Fig. 9. Experimental waveforms. (a) Inductor currents with gate voltages. From bottom to top: trace C1 (inductor current of phase 1), 500 mA / div; trace C2 (inductor current of phase 2), 500 mA / div; trace C3 (gate voltage of MOSFET 1), 10 V / div; trace C4 (gate voltage of MOSFET 2), 10 V / div. Time base: 5 μs / div. (b) Input and inductor currents. From bottom to top: trace C1 (inductor current of phase 1), 500 mA / div; trace C2 (inductor current of phase 2), 500 mA / div; trace C3 (input current), 500 mA / div. Time base: 5 μs / div.

Fig. 10. Measured efficiency of a converter with an 18 V input voltage.

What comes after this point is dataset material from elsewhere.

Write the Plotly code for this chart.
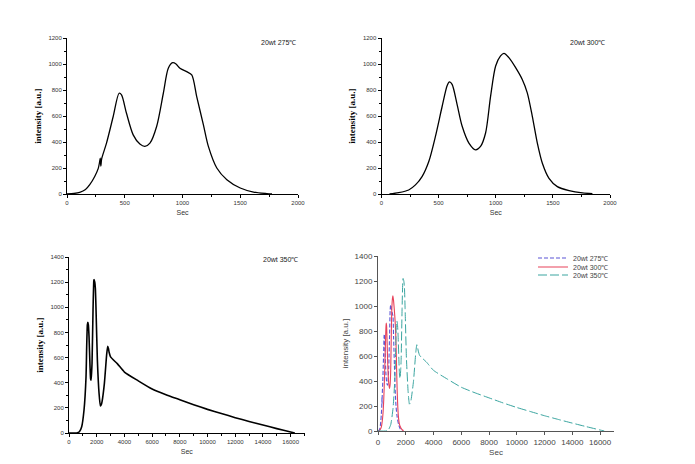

Fig. 11. Measured inductor temperature with an 18 V input voltage.

A prototype of a coupled inductor with desired self and mutual inductances are obtained by using the proposed coupled inductor design method. The desired input current ripple is also obtained from experimental results obtained with the designed prototype. Therefore, the validity of the proposed coupled inductor design method has been confirmed.

VI. CONCLUSIONS

In this paper, a coupled inductor design method for 2-phase interleaved boost converters has been proposed. To select a proper core size, an area product equation is newly derived. At the same time, by using the proposed coupled inductor design method, the wire size, number of turns and air gap length can be determined too. Finally, a design example indicates that the proposed coupled inductor design method is valid.